Restaurants on Swiss boats
A number of Swiss ferries and boats have on-board eateries, making it convenient to dine while you travel.
Swiss boat timetables
You can find timetables for each Swiss boat operator via their websites or on the Swiss Federal Railways website sbb.ch or the SBB app. Do bear in mind when planning your trip that some services may be seasonal: this particularly applies to funicular and cogwheel railways, cable cars and boats.
Swiss lake names – See, Lac or Lago
Switzerland has four official languages – German, French, Italian and Romansch – and therefore you’ll notice the word for lake differs depending on which language-speaking region you are in.
In German-speaking Switzerland, the word for lake is see so Lake Zurich is called Zürichsee whilst Lake Thun is Thunersee, and so on.
In Geneva and the Three Lakes Region where French is the local language, Lake Geneva is referred to as Lac Léman and Lake Neuchâtel as Lac Neuchâtel.
Lake Lugano, in the Italian-speaking canton of Ticino, is called Lago Lugano.

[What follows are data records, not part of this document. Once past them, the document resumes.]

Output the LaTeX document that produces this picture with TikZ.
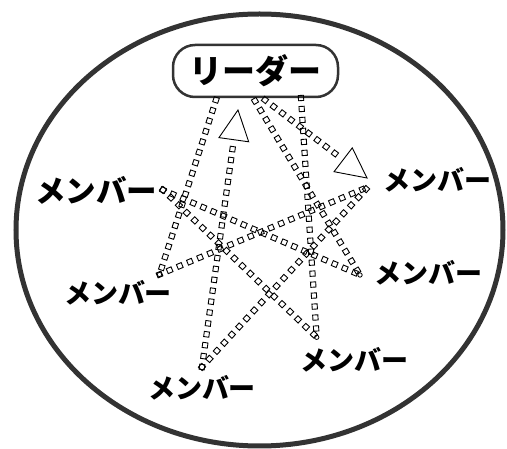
\documentclass[tikz,border=0pt]{standalone}
\usepackage{fontspec}
\newfontfamily\jp{Noto Sans CJK JP}
\usetikzlibrary{decorations.markings,calc}
\tikzset{
  sqline/.style={decorate,decoration={markings,
    mark=between positions 0 and 1 step 11pt with {\draw[black,line width=0.9pt] (-2.6pt,-2.6pt) rectangle (2.6pt,2.6pt);}}},
  tri/.style={draw=black,line width=0.9pt,line join=miter},
  member/.style={font=\jp\bfseries\fontsize{27}{27}\selectfont,inner sep=0pt,anchor=center},
  endring/.style={draw=black,line width=0.8pt},
}
\begin{document}
\begin{tikzpicture}[x=1pt,y=-1pt]
\useasboundingbox (0,0) rectangle (507,449);
% outer ellipse
\draw[line width=5pt,draw=black!80] (259.5,230) ellipse [x radius=243.5pt, y radius=216pt];
% leader
\node[draw=black!80,line width=2.5pt,rounded corners=22pt,minimum width=165pt,minimum height=52pt,inner sep=0pt,
      font=\jp\bfseries\fontsize{33}{33}\selectfont] (leader) at (255.5,71) {\raisebox{-6pt}{リーダー}};
% members
\node[member,font=\jp\bfseries\fontsize{30.5}{30.5}\selectfont] (m1) at (96,190) {メンバー};
\node[member] (m2) at (118,293) {メンバー};
\node[member] (m3) at (202,388) {メンバー};
\node[member] (m4) at (354,360) {メンバー};
\node[member] (m5) at (428,273) {メンバー};
\node[member] (m6) at (437,180) {メンバー};
% connection points
\coordinate (l1) at (216,100);
\coordinate (lt) at (238,110);
\coordinate (l3) at (255,101);
\coordinate (l4) at (265,100);
\coordinate (l5) at (301,98);
\coordinate (m1p) at (163,190);
\coordinate (m2p) at (159.5,274.5);
\coordinate (m3p) at (202,367);
\coordinate (m4p) at (316.7,337.3);
\coordinate (m5p) at (360,275);
\coordinate (m6p) at (368,187);
\coordinate (m6t) at (367,178);
% plain connectors
\path[sqline] (l1) -- (m2p);
\path[sqline] (l3) -- (m5p);
\path[sqline] (l5) -- (m4p);
\path[sqline] (m1p) -- (m4p);
\path[sqline] (m1p) -- (m5p);
\path[sqline] (m2p) -- (m6p);
\path[sqline] (m3p) -- (m6p);
% arrow member3 -> leader
\coordinate (b1) at ($(lt)!30pt!(m3p)$);
\path[sqline] (m3p) -- (b1);
\draw[tri] ($(b1)!15pt!90:(lt)$) -- (lt) -- ($(b1)!15pt!-90:(lt)$) -- cycle;
% arrow leader -> member6
\coordinate (b2) at ($(m6t)!30pt!(l4)$);
\path[sqline] (l4) -- (b2);
\draw[tri] ($(b2)!15pt!90:(m6t)$) -- (m6t) -- ($(b2)!15pt!-90:(m6t)$) -- cycle;
% small end rings
\draw[endring] (m2p) circle [radius=2.2pt];
\draw[endring] (m4p) circle [radius=2.2pt];
\draw[endring] (m5p) circle [radius=2.2pt];
\end{tikzpicture}
\end{document}
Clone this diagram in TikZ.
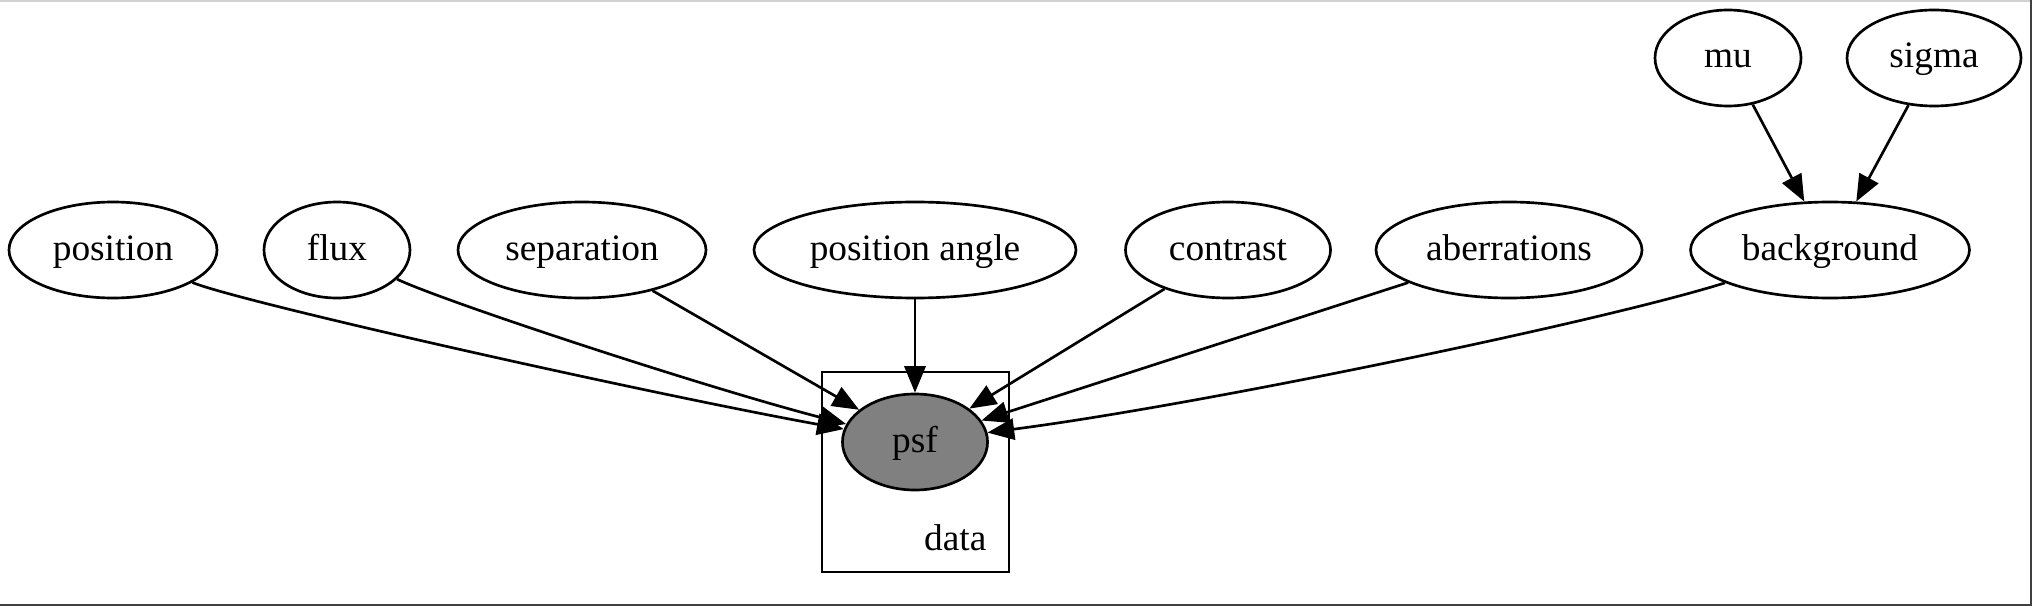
\documentclass[tikz,border=0pt]{standalone}
\usepackage{fontspec}
\setmainfont{Liberation Serif}
\usetikzlibrary{arrows.meta}
\usetikzlibrary{shapes.geometric}

\begin{document}
\begin{tikzpicture}[x=0.375pt, y=-0.375pt, line width=1pt,
    every node/.style={font=\fontsize{14}{16}\selectfont},
    rv/.style={draw, ellipse, inner sep=0, minimum height=36pt,
        text height=10.5pt, text depth=3pt},
    observed/.style={rv, fill=gray},
    link/.style={-{Triangle[length=10pt, width=8pt]}}]
    \newcommand\rowy{250}
    \newcommand\hyperrowy{58}

    \useasboundingbox (0, 0) rectangle (2032, 606);
    \draw[gray!35, line width=0.4pt] (0, 1) -- (2032, 1);
    \draw[black!75, line width=0.75pt] (2030.5, 0) -- (2030.5, 604.5) -- (0, 604.5);

    % plate
    \draw (822, 372) coordinate (plate-nw) rectangle
        (1009, 572) coordinate (plate-se);
    \node[anchor=base east, inner sep=0, xshift=-8pt, yshift=8pt] (plate-label) at (plate-se) {data};

    % parameters
    \node[rv, minimum width=78pt] (position) at (113, \rowy) {position};
    \node[rv, minimum width=54.75pt] (flux) at (337, \rowy) {flux};
    \node[rv, minimum width=93pt] (separation) at (582, \rowy) {separation};
    \node[rv, minimum width=120.75pt] (position-angle) at (915, \rowy) {position angle};
    \node[rv, minimum width=76.9pt] (contrast) at (1228, \rowy) {contrast};
    \node[rv, minimum width=99.75pt] (aberrations) at (1509, \rowy) {aberrations};
    \node[rv, minimum width=104.6pt] (background) at (1830, \rowy) {background};

    \node[rv, minimum width=54.75pt] (mu) at (1728, \hyperrowy) {mu};
    \node[rv, minimum width=65.25pt] (sigma) at (1934, \hyperrowy) {sigma};

    \node[observed, minimum width=54.4pt] (psf) at (915, 442) {psf};

    \draw[link] (mu) -- (background);
    \draw[link] (sigma) -- (background);

    \draw[link] (position) .. controls (240, 302) and (640, 392) .. (psf);
    \draw[link] (flux) .. controls (440, 300) and (700, 386) .. (psf);
    \draw[link] (separation) -- (psf);
    \draw[link] (position-angle) -- (psf);
    \draw[link] (contrast) -- (psf);
    \draw[link] (aberrations) -- (psf);
    \draw[link] (background) .. controls (1600, 322) and (1200, 405) .. (psf);
\end{tikzpicture}
\end{document}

Lake cruises and boat trips in Switzerland: Final thoughts
Whether you opt to take a boat trip to help make your Swiss journeys more seamless or more scenic, there are so many possibilities to enjoy a Switzerland cruise.
The abundance of lakes and rivers here makes the journey all part of the experience – not least when you have soaring peaks, rolling hills, undulating vineyards, lush meadows, Alpine chalets and crystal clear waters as the picturesque backdrop.